В то же время сам усопший имел некоторые планы относительно будущего советской власти. Так, он предлагал увеличить количество членов ЦК «до нескольких десятков или даже до сотни». Одновременно он аргументировал: «я думаю, что такая вещь нужна и для поднятия авторитета Ц.К., и для серьезной работы по улучшению нашего аппарата».
Известно, что Ленин весьма категорично относился к Сталину: он, «сделавшись генсеком, сосредоточил в своих руках необъятную власть, и я не уверен, сумеет ли он всегда достаточно осторожно пользоваться этой властью». В то же время Владимир Ильич несколько обострил и без того проблемные отношения Иосифа Виссарионовича с Троцким, подчеркнув, что последний, по его мнению «отличается не только выдающимися способностями. Лично, он, пожалуй, самый способный человек в настоящем Ц.К., но и чрезмерно хвастающий самоуверенностью и чрезмерным увлечением чисто административной стороной дела». Это в том числе и вызвало обозленность у Сталина, по приказу которого в 1940 году Льва Давидовича зарубили ледорубом.
Уход Ленина привел к обострению политической борьбы. Зная о его отношении к себе, Сталин сделал все возможное, чтобы представить себя как единственного «истинного ленинца». Это, несомненно, помогло ему устранить большое количество своих политических противников, которых он упрекал в «извращении ленинизма».
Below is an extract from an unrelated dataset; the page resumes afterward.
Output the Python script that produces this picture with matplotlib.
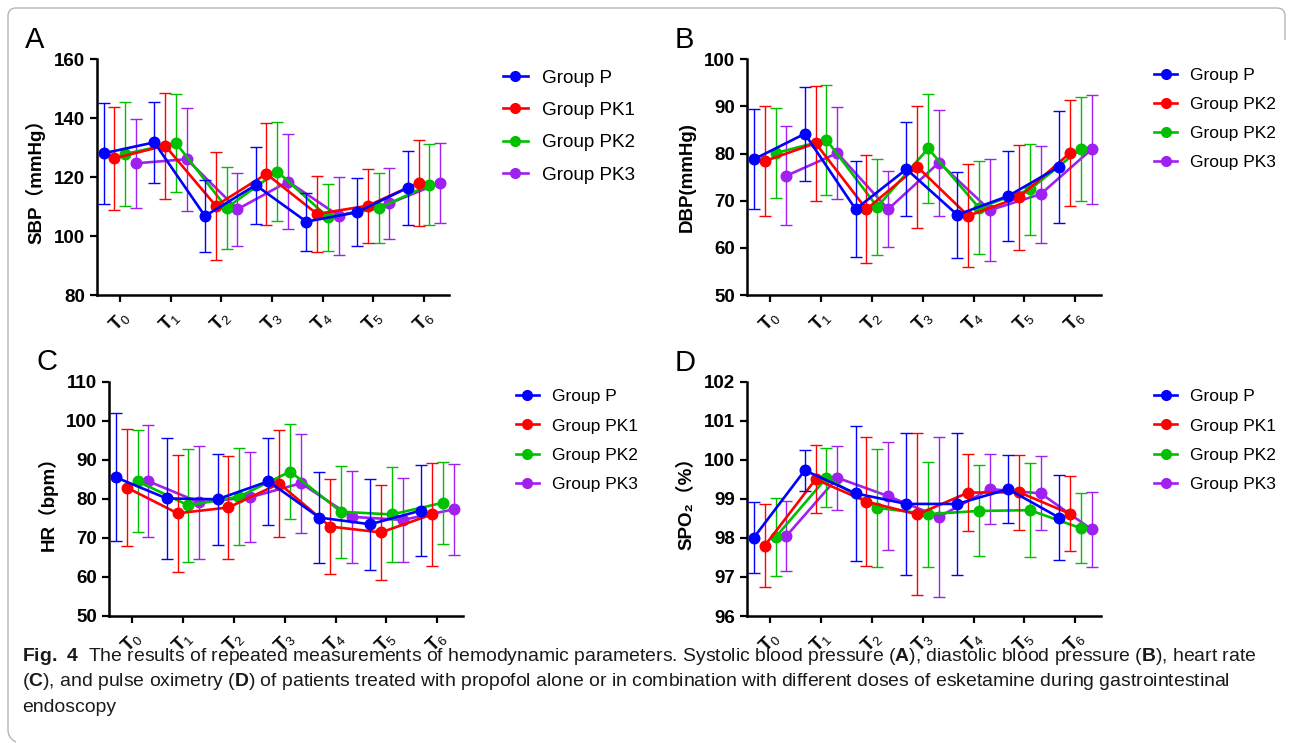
import matplotlib
matplotlib.use("Agg")
import matplotlib.pyplot as plt
from matplotlib.path import Path
from matplotlib.patches import PathPatch
import numpy as np

plt.rcParams['mathtext.fontset'] = 'custom'
plt.rcParams['mathtext.rm'] = 'Liberation Sans'
plt.rcParams['mathtext.bf'] = 'Liberation Sans:bold'
plt.rcParams['mathtext.sf'] = 'Liberation Sans:bold'
plt.rcParams['font.family'] = ['Liberation Sans', 'Noto Sans CJK SC', 'DejaVu Sans']

# ---------------- data ----------------
time_points = ['0', '1', '2', '3', '4', '5', '6']
tick_labels = [r'$\mathbf{T}_{\mathrm{%s}}$' % t for t in time_points]

groups_A = ['Group P', 'Group PK1', 'Group PK2', 'Group PK3']
groups_B = ['Group P', 'Group PK2', 'Group PK2', 'Group PK3']
groups_C = ['Group P', 'Group PK1', 'Group PK2', 'Group PK3']
groups_D = ['Group P', 'Group PK1', 'Group PK2', 'Group PK3']

# SBP (mmHg) mean / SD
sbp_p_mean = [128.1, 131.8, 106.8, 117.3, 104.9, 108.1, 116.4]
sbp_p_sd = [17.1, 13.7, 12.1, 13.1, 9.8, 11.5, 12.6]
sbp_pk1_mean = [126.4, 130.7, 110.3, 121.1, 107.5, 110.3, 118.1]
sbp_pk1_sd = [17.4, 18.0, 18.3, 17.4, 13.0, 12.6, 14.6]
sbp_pk2_mean = [127.9, 131.6, 109.6, 121.9, 106.4, 109.4, 117.4]
sbp_pk2_sd = [17.6, 16.5, 13.9, 16.8, 11.4, 11.9, 13.8]
sbp_pk3_mean = [124.7, 126.1, 109.1, 118.5, 106.9, 111.1, 118.1]
sbp_pk3_sd = [15.2, 17.5, 12.3, 16.1, 13.2, 12.0, 13.6]

# DBP (mmHg)
dbp_p_mean = [78.8, 84.2, 68.2, 76.7, 67.0, 71.0, 77.2]
dbp_p_sd = [10.65, 9.95, 10.2, 9.9, 9.15, 9.55, 11.85]
dbp_pk1_mean = [78.4, 82.2, 68.2, 77.2, 66.8, 70.7, 80.1]
dbp_pk1_sd = [11.65, 12.2, 11.4, 12.9, 10.95, 11.1, 11.3]
dbp_pk2_mean = [80.1, 82.9, 68.7, 81.1, 68.5, 72.4, 81.0]
dbp_pk2_sd = [9.55, 11.6, 10.15, 11.5, 9.9, 9.6, 11.05]
dbp_pk3_mean = [75.3, 80.1, 68.2, 78.1, 68.0, 71.4, 80.9]
dbp_pk3_sd = [10.5, 9.7, 8.05, 11.25, 10.8, 10.3, 11.55]

# HR (bpm)
hr_p_mean = [85.5, 80.1, 79.9, 84.5, 75.2, 73.5, 77.0]
hr_p_sd = [16.4, 15.5, 11.65, 11.2, 11.6, 11.65, 11.55]
hr_pk1_mean = [82.9, 76.3, 77.8, 83.9, 72.9, 71.4, 76.0]
hr_pk1_sd = [15.1, 15.0, 13.1, 13.75, 12.1, 12.15, 13.25]
hr_pk2_mean = [84.5, 78.3, 80.6, 87.0, 76.7, 76.0, 79.0]
hr_pk2_sd = [13.1, 14.45, 12.5, 12.1, 11.75, 12.1, 10.55]
hr_pk3_mean = [84.5, 79.1, 80.4, 84.0, 75.4, 74.6, 77.3]
hr_pk3_sd = [14.3, 14.5, 11.5, 12.65, 11.75, 10.85, 11.65]

# SpO2 (%)
spo2_p_mean = [98.01, 99.73, 99.14, 98.87, 98.87, 99.25, 98.52]
spo2_p_sd = [0.92, 0.52, 1.73, 1.82, 1.825, 0.87, 1.08]
spo2_pk1_mean = [97.80, 99.50, 98.93, 98.60, 99.16, 99.17, 98.62]
spo2_pk1_sd = [1.065, 0.875, 1.65, 2.075, 0.985, 0.965, 0.965]
spo2_pk2_mean = [98.02, 99.54, 98.77, 98.61, 98.69, 98.71, 98.25]
spo2_pk2_sd = [1.005, 0.75, 1.505, 1.345, 1.165, 1.2, 0.895]
spo2_pk3_mean = [98.05, 99.54, 99.07, 98.54, 99.25, 99.14, 98.22]
spo2_pk3_sd = [0.905, 0.815, 1.38, 2.05, 0.89, 0.95, 0.965]

colors = ['#0000FF', '#FF0000', '#00C000', '#A020F0']
offsets = [-0.32, -0.107, 0.107, 0.32]

W, H = 1292, 743
fig = plt.figure(figsize=(W / 100, H / 100), dpi=100)


def px_axes(x0, y0, x1, y1):
    return fig.add_axes([x0 / W, 1 - y1 / H, (x1 - x0) / W, (y1 - y0) / H])


panels = [
    dict(rect=(97, 59.3, 449.3, 295), letter='A', letter_xy=(25, 48.5),
         ylabel='SBP（mmHg）', ylim=(80, 160), yticks=np.arange(80, 161, 20),
         means=[sbp_p_mean, sbp_pk1_mean, sbp_pk2_mean, sbp_pk3_mean],
         sds=[sbp_p_sd, sbp_pk1_sd, sbp_pk2_sd, sbp_pk3_sd], groups=groups_A,
         leg=(502.7, 69.5), legfs=13.6, legsp=0.8),
    dict(rect=(747.3, 59.3, 1100.7, 295), letter='B', letter_xy=(675, 48.5),
         ylabel='DBP(mmHg)', ylim=(50, 100), yticks=np.arange(50, 101, 10),
         means=[dbp_p_mean, dbp_pk1_mean, dbp_pk2_mean, dbp_pk3_mean],
         sds=[dbp_p_sd, dbp_pk1_sd, dbp_pk2_sd, dbp_pk3_sd], groups=groups_B,
         leg=(1154, 67.8), legfs=12.5, legsp=0.8),
    dict(rect=(109.3, 381.7, 462.7, 616), letter='C', letter_xy=(37, 370.5),
         ylabel='HR（bpm）', ylim=(50, 110), yticks=np.arange(50, 111, 10),
         means=[hr_p_mean, hr_pk1_mean, hr_pk2_mean, hr_pk3_mean],
         sds=[hr_p_sd, hr_pk1_sd, hr_pk2_sd, hr_pk3_sd], groups=groups_C,
         leg=(515.7, 389.0), legfs=12.5, legsp=0.82),
    dict(rect=(747.3, 381.7, 1100.7, 616), letter='D', letter_xy=(675, 370.7),
         ylabel='SPO₂（%）', ylim=(96, 102), yticks=np.arange(96, 103, 1),
         means=[spo2_p_mean, spo2_pk1_mean, spo2_pk2_mean, spo2_pk3_mean],
         sds=[spo2_p_sd, spo2_pk1_sd, spo2_pk2_sd, spo2_pk3_sd], groups=groups_D,
         leg=(1154, 389.0), legfs=12.5, legsp=0.82),
]

xpos = np.arange(len(time_points))

for p in panels:
    ax = px_axes(*p['rect'])
    handles = []
    for gi in reversed(range(4)):
        x = xpos + offsets[gi]
        ax.errorbar(x, p['means'][gi], yerr=p['sds'][gi], color=colors[gi],
                    lw=1.9, marker='o', ms=7.6, mec=colors[gi], mfc=colors[gi],
                    elinewidth=1.0, capsize=4.0, capthick=1.0, zorder=3 + (3 - gi))
    for gi in range(4):
        h, = ax.plot([], [], color=colors[gi], lw=1.9, marker='o', ms=7,
                     label=p['groups'][gi])
        handles.append(h)
    ax.set_xlim(-0.45, 6.5)
    ax.set_ylim(*p['ylim'])
    ax.set_yticks(p['yticks'])
    ax.set_xticks(xpos)
    ax.set_xticklabels(tick_labels, rotation=45, ha='center', fontsize=13.5)
    for lab in ax.get_yticklabels():
        lab.set_fontweight('bold')
        lab.set_fontsize(13.5)
    ax.spines['top'].set_visible(False)
    ax.spines['right'].set_visible(False)
    for s in ['left', 'bottom']:
        ax.spines[s].set_linewidth(1.8)
    ax.tick_params(axis='both', direction='out', length=5, width=1.6, color='black')
    ax.tick_params(axis='x', pad=4)
    ax.set_ylabel(p['ylabel'], fontsize=13.5, fontweight='bold', labelpad=6,
                  family=['Liberation Sans', 'Noto Sans CJK SC', 'DejaVu Sans'])
    ax.legend(handles=handles, loc='upper left', frameon=False,
              bbox_to_anchor=(p['leg'][0] / W, 1 - p['leg'][1] / H),
              bbox_transform=fig.transFigure, borderpad=0, borderaxespad=0,
              fontsize=p['legfs'], handlelength=1.35, handletextpad=0.75,
              labelspacing=p['legsp'])
    fig.text(p['letter_xy'][0] / W, 1 - p['letter_xy'][1] / H, p['letter'],
             fontsize=21, va='baseline', ha='left')

# caption
cap_font = ['Liberation Sans Narrow', 'Liberation Sans', 'DejaVu Sans']
cap_lines = [
    r"$\mathsf{Fig.\ 4}$  The results of repeated measurements of hemodynamic parameters. Systolic blood pressure ($\mathsf{A}$), diastolic blood pressure ($\mathsf{B}$), heart rate",
    r"($\mathsf{C}$), and pulse oximetry ($\mathsf{D}$) of patients treated with propofol alone or in combination with different doses of esketamine during gastrointestinal",
    r"endoscopy",
]
cap_base = [661, 686.5, 712]
cap_texts = []
for line, yb in zip(cap_lines, cap_base):
    cap_texts.append(fig.text(22 / W, 1 - yb / H, line, fontsize=12.3, family=cap_font,
                              va='baseline', ha='left', color='#1a1a1a'))
fig.canvas.draw()
renderer = fig.canvas.get_renderer()
w1 = cap_texts[0].get_window_extent(renderer).width
target = 1262 - 22
scale = target / w1
for t in cap_texts:
    t.set_fontsize(12.3 * scale)

# border
def inch(xp, yp):
    return (xp / 100, (H - yp) / 100)

r = 8
verts = [inch(1285, 40), inch(1285, 8 + r), inch(1285, 8), inch(1285 - r, 8),
         inch(8 + r, 8), inch(8, 8), inch(8, 8 + r),
         inch(8, 738 - r), inch(8, 738), inch(8 + r, 742)]
codes = [Path.MOVETO, Path.LINETO, Path.CURVE3, Path.CURVE3,
         Path.LINETO, Path.CURVE3, Path.CURVE3,
         Path.LINETO, Path.CURVE3, Path.CURVE3]
patch = PathPatch(Path(verts, codes), fill=False, edgecolor='#b5b5b5', lw=1.0,
                  transform=fig.dpi_scale_trans)
fig.patches.append(patch)

fig.savefig('out.png', dpi=100)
Неудивительна и судьба остальных членов Политбюро, активно следивших вместе с генеральным секретарем за больным Лениным. Григория Зиновьева и Льва Каменева расстреляли 25 августа 1936 года. Алексея Рыкова и Николая Бухарина – 15 марта 1938 года на полигоне «Коммунарка». Живым остался лишь Михаил Калинин, вовремя верно оценивший положение в стране.
Сам Владимир Ильич не хотел превращаться в объект почитания. Однако большевистская власть поняла, что он представляет собой прекрасный пропагандистский фундамент для обоснования своей легитимности, и соорудила ему мавзолей. Это стало заключительным аккордом истории человека, который, поставив на колени огромную страну, по иронии судьбы потерял конце концов всякий контроль за собственной жизнью.